Abstract

Advances in software design possibilities have led to a growing interest in the study of user interfaces (UIs). Many Model-Based User Interface Development Environments (MB-UIDEs) have been proposed to deal with the generation of the UIs (semi-) automatically by using models with different levels of abstraction. Often, this generation is limited to the UI part of an application. However, achieving true model-driven development (MDD) requires the co-development of application and UI and, hence, needs to go a step further. This paper analyzes a large set of existing MB-UIDEs, evaluates, from a critical perspective, to what extent they can be considered full MDD environments, and adequately addresses the co-design of UI and application. Following the guidelines proposed by Kitchenham and Charters (Engineering 2, 2007), we performed a systematic literature review. A total of 96 papers were examined. Based on these papers, an assessment framework containing 10 criteria with specific metrics to evaluate MB-UIDEs was defined and 30 different environments were evaluated following these criteria. The evaluation identifies several gaps in the existing state of the art and highlights the areas of promising improvement.

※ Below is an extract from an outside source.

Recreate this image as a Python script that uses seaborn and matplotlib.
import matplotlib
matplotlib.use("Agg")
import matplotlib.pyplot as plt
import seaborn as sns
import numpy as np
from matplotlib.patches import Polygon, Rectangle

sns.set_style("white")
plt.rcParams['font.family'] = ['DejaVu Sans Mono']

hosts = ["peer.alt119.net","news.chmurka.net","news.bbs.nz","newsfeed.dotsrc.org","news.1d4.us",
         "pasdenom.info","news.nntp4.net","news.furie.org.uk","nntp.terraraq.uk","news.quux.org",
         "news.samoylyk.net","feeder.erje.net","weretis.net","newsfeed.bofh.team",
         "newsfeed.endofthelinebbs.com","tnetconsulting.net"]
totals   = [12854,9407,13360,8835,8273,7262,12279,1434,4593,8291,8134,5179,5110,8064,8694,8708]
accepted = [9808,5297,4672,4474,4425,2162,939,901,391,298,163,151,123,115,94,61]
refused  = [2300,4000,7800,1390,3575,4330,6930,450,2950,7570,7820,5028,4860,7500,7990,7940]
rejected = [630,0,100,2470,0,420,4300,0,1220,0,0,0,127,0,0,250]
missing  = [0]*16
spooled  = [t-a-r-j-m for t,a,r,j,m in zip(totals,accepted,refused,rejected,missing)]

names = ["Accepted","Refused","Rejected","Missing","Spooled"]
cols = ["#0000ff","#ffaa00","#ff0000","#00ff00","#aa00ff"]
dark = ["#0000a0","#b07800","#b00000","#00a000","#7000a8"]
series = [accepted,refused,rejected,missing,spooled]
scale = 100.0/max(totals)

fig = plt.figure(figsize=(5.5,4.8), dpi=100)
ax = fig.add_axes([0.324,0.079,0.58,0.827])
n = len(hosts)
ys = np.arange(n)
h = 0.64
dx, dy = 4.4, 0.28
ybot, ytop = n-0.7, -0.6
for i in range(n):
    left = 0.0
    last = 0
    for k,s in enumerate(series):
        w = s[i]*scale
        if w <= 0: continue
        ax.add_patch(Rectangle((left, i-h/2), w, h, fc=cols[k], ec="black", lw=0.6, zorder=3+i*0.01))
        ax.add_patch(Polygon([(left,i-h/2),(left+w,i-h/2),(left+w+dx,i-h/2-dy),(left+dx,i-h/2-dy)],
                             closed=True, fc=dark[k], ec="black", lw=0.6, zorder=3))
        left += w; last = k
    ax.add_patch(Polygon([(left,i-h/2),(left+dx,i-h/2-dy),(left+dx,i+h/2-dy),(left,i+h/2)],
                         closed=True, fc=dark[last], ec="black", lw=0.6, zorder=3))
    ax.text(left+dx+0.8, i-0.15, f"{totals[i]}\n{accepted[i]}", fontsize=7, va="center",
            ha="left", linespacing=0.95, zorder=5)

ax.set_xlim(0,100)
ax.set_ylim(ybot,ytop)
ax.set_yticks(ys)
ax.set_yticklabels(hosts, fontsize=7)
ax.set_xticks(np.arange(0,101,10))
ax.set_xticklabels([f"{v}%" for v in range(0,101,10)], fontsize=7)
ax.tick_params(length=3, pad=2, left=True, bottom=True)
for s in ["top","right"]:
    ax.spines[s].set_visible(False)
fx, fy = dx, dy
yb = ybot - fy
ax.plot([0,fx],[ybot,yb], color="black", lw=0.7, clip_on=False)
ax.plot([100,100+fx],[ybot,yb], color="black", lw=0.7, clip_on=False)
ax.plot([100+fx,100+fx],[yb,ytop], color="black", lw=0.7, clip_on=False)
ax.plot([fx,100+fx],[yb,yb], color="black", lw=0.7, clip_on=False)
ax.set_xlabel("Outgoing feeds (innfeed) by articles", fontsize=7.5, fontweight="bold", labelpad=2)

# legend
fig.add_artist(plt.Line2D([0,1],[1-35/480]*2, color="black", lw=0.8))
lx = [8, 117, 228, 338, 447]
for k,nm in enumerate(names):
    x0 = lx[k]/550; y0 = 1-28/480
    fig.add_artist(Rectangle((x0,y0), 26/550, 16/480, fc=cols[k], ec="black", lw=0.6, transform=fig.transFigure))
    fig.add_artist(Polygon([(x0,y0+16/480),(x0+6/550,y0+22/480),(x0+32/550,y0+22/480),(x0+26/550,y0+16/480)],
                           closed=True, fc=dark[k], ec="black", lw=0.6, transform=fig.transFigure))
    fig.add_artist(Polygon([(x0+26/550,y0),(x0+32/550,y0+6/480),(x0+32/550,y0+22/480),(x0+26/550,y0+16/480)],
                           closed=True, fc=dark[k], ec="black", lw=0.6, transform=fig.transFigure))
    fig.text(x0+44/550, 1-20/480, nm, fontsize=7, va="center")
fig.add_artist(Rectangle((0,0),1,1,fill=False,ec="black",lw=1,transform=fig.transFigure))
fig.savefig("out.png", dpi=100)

The evaluation shows that, although a strong progress has being achieved over the last years, the existing environments do not yet fully exploit the benefits and potentialities of MDD, nor do they adequately integrate UI design with application logic design and generation. Further research needs to be done to support the MDD of UIs and the co-design of the underlying application. The difficulty of use of the existing MB-UIDEs, the lack of UI design flexibility, and the lack of complete and integrated development support are the main research gaps that need to be addressed.